Ont-ils des ambitions politiques ?

« Même si Jimmy Chérizier utilise une rhétorique politique, voire révolutionnaire, [les gangs] n’ont pas de projet politique et social », souligne Frédéric Thomas. « Ce qui les intéresse, c’est le pouvoir et le contrôle des territoires », dit-il, ajoutant qu’ils n’ont aucun intérêt à promouvoir l’émergence d’« institutions fortes » et d’un « pouvoir légitime ».

Le « lâchage d’Ariel Henry par les gangsters » ne signifie pas que « Barbecue » cherche à obtenir une quelconque fonction politique, confirme Jean Marie Théodat. D’après lui, les membres des gangs cherchent à pérenniser leur domination, sans répondre aux exigences internationales ni renoncer à leurs activités lucratives.

Existe-il une alternative ?

A long terme, Jean Marie Théodat estime qu’Haïti doit davantage mobiliser ses jeunes, notamment à travers la conscription, pour renforcer les services de sécurité. Sur le terrain politique, le retour d’Ariel Henry aurait été « un pas de plus dans le chaos, un déni total du désordre provoqué par son usurpation », ajoute le géographe haïtien, qui appelle à « donner à la population l’occasion de choisir ses dirigeants ».

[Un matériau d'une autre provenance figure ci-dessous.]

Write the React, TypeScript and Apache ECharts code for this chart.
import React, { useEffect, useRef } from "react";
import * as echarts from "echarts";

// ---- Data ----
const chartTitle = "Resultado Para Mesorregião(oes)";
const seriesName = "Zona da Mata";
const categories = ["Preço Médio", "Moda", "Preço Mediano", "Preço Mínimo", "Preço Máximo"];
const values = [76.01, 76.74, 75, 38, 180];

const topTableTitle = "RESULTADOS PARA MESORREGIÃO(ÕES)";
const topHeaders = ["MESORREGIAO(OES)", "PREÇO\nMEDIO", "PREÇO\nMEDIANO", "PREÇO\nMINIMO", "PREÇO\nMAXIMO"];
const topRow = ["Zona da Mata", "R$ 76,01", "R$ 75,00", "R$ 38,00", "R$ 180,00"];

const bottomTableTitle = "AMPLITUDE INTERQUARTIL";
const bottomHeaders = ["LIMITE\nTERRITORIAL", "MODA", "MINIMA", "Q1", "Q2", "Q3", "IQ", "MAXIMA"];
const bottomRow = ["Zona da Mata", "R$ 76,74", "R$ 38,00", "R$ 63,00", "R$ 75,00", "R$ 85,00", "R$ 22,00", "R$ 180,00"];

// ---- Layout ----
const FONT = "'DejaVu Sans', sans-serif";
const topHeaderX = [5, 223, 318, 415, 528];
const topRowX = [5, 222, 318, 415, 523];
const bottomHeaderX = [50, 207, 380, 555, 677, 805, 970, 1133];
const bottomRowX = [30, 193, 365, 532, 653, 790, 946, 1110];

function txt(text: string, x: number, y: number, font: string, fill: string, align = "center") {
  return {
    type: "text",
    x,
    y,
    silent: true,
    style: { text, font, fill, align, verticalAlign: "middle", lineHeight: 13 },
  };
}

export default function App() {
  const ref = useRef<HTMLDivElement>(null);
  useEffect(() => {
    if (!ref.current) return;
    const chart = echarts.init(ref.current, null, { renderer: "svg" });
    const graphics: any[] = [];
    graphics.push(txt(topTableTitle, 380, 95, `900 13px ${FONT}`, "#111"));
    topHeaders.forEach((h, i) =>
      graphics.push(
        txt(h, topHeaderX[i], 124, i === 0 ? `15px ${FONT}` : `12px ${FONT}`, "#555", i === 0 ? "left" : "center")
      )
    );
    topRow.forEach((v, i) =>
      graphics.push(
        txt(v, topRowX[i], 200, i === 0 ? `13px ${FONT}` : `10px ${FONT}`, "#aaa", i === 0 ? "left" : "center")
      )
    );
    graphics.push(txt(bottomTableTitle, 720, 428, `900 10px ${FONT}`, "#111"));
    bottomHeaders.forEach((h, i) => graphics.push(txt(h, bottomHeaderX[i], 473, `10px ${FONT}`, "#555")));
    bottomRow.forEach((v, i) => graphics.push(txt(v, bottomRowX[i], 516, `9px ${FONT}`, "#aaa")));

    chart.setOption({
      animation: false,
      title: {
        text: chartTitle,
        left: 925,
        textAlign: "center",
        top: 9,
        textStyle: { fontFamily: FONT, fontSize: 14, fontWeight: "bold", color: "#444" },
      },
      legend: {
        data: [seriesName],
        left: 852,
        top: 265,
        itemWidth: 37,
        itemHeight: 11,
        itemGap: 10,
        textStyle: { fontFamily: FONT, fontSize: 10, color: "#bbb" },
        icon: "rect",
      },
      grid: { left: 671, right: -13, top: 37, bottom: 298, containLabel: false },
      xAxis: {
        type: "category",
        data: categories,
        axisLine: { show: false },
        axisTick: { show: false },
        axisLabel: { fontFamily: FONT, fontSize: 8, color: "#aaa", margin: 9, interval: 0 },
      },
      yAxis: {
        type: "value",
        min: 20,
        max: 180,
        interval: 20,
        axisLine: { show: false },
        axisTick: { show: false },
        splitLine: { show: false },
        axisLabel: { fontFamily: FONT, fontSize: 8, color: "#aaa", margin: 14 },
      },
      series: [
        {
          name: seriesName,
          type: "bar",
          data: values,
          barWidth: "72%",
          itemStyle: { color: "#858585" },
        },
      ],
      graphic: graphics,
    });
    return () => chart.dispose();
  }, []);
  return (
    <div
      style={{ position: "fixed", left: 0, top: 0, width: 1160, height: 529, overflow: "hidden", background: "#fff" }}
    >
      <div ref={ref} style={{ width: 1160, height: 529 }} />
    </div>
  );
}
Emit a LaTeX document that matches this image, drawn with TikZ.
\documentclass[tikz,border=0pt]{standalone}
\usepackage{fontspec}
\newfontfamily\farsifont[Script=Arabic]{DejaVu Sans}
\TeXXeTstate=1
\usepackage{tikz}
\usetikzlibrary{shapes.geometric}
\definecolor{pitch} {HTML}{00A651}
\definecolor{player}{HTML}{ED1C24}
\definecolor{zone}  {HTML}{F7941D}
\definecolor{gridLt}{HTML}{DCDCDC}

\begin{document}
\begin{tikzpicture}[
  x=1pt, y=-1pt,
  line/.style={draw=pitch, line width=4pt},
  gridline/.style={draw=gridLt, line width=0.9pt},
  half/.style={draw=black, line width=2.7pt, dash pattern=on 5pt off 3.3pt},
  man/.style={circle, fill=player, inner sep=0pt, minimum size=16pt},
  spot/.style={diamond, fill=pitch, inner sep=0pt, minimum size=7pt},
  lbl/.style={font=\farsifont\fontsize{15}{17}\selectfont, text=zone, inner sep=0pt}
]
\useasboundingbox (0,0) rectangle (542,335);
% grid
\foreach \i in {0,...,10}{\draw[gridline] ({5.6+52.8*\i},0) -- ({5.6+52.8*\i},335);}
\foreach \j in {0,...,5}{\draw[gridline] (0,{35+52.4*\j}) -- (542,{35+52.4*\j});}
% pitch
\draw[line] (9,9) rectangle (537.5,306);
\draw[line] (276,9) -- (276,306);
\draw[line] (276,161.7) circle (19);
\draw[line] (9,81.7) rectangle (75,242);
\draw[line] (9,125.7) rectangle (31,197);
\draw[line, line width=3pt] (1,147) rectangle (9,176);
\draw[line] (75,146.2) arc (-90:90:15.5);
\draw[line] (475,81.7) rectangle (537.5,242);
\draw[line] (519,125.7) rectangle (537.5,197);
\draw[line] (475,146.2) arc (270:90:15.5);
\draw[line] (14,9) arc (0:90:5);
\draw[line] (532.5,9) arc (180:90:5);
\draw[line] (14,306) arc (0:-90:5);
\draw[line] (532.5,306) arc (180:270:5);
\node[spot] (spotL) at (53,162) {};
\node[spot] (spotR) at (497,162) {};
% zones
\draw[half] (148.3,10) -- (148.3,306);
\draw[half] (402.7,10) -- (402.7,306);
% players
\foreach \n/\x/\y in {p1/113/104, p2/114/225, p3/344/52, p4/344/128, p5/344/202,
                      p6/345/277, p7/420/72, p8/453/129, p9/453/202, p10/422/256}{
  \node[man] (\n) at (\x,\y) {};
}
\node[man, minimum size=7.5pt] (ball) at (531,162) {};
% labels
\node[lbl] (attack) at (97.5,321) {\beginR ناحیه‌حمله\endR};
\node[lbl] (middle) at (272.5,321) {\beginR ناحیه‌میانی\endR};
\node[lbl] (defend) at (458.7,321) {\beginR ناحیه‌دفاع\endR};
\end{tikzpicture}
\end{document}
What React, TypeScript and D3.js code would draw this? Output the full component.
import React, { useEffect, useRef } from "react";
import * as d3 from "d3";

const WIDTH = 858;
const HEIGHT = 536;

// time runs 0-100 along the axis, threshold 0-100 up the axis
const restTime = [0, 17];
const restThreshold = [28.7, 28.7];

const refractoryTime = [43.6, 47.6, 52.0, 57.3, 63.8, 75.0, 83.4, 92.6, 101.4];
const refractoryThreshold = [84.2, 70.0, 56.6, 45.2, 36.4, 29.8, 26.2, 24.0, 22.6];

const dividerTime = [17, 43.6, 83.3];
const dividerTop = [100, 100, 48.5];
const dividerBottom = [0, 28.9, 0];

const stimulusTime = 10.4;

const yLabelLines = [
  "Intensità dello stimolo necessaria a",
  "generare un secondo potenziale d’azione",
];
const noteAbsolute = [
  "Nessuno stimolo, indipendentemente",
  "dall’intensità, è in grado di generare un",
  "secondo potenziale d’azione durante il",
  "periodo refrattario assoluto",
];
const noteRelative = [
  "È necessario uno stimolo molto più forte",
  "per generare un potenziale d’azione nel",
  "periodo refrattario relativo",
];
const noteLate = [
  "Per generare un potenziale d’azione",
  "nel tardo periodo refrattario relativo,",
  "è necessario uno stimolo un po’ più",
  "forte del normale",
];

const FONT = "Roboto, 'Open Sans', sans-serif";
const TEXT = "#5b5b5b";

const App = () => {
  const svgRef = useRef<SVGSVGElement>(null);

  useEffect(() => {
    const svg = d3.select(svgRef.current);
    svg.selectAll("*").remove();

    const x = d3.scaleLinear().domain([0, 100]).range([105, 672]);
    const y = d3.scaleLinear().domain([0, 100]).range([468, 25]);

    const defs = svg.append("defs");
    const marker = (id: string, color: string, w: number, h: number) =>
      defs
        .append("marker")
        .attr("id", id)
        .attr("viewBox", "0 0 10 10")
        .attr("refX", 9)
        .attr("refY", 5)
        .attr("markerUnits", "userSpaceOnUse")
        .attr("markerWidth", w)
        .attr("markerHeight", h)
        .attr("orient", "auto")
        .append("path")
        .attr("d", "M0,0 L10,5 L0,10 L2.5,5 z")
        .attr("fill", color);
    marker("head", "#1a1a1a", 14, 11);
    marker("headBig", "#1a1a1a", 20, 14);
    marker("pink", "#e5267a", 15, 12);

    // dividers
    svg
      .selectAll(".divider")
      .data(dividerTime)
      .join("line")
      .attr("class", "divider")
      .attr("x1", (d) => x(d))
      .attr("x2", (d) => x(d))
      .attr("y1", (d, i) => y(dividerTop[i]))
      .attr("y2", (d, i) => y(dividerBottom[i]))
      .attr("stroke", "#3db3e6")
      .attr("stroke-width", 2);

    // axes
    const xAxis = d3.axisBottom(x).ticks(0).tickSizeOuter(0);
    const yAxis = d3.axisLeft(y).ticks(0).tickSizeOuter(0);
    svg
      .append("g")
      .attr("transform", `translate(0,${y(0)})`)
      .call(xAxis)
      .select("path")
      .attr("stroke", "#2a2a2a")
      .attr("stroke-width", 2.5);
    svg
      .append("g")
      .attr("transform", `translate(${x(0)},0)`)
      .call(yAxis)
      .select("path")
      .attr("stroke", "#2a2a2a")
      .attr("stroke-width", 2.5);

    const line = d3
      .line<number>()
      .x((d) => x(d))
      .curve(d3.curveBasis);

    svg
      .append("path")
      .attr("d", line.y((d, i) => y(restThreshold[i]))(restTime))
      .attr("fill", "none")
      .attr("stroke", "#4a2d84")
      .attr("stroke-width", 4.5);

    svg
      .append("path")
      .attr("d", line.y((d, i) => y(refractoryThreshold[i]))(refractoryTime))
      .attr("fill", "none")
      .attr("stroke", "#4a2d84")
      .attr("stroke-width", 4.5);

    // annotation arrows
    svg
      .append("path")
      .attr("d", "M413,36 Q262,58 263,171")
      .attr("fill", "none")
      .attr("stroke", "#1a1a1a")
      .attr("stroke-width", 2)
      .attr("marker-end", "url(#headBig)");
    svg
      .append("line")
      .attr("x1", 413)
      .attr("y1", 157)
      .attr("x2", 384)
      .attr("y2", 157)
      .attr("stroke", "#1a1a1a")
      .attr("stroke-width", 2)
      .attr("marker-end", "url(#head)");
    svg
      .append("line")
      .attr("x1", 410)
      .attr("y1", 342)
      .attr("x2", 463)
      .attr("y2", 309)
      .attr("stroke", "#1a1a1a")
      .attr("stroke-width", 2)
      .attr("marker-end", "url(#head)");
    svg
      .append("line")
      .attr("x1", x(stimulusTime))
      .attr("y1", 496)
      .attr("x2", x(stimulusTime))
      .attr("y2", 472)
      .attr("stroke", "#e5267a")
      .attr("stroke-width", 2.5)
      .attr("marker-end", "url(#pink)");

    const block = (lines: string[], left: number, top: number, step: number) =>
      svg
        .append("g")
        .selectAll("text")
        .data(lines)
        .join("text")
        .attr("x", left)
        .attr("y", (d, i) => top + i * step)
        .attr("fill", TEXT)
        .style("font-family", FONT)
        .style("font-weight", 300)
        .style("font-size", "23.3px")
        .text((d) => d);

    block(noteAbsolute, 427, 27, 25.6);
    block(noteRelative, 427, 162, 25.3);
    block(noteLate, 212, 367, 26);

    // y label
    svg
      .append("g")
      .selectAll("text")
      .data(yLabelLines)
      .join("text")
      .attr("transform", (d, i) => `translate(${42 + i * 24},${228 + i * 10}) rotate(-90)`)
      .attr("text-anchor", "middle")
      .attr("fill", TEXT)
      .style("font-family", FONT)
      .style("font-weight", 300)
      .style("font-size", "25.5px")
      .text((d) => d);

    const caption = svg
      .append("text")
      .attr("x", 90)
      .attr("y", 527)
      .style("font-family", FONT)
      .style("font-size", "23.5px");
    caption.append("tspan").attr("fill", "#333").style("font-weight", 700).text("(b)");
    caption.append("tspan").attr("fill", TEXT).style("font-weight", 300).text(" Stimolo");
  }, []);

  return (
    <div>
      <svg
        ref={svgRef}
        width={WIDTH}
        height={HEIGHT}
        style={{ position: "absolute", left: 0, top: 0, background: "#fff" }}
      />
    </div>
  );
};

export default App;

La réponse internationale est-elle adéquate ?

Comme l’ONU, les Etats-Unis sont favorables au déploiement d’une mission multinationale dirigée par le Kenya pour lutter contre les bandes, tout en appelant à une transition politique « urgente », mais Washington continue de miser en partie sur une classe politique « très impopulaire ». La « renforcer pour lutter contre les bandes armées », auxquelles elle est liée, est « tout à fait contradictoire », relève Frédéric Thomas.

Signe que la situation reste complexe, le Kenya a décidé de reporter le déploiement de forces prévu dans le cadre de la mission internationale. Pour Jean Marie Théodat, « toute mission étrangère susceptible de nous aider à faire face à ces bandits est la bienvenue », mais elle doit « inspirer confiance ». « Or, aujourd’hui, le peuple haïtien n’a pas vraiment choisi la main qui lui porte secours », le Kenya n’étant « pas familier » de cette région où il n’a « aucune expérience ». Et, dit-il, « que peuvent mille policiers kényans, même aidés de quelques centaines de militaires venus d’autres pays, contre des milliers de gangsters armés jusqu’aux dents ? ».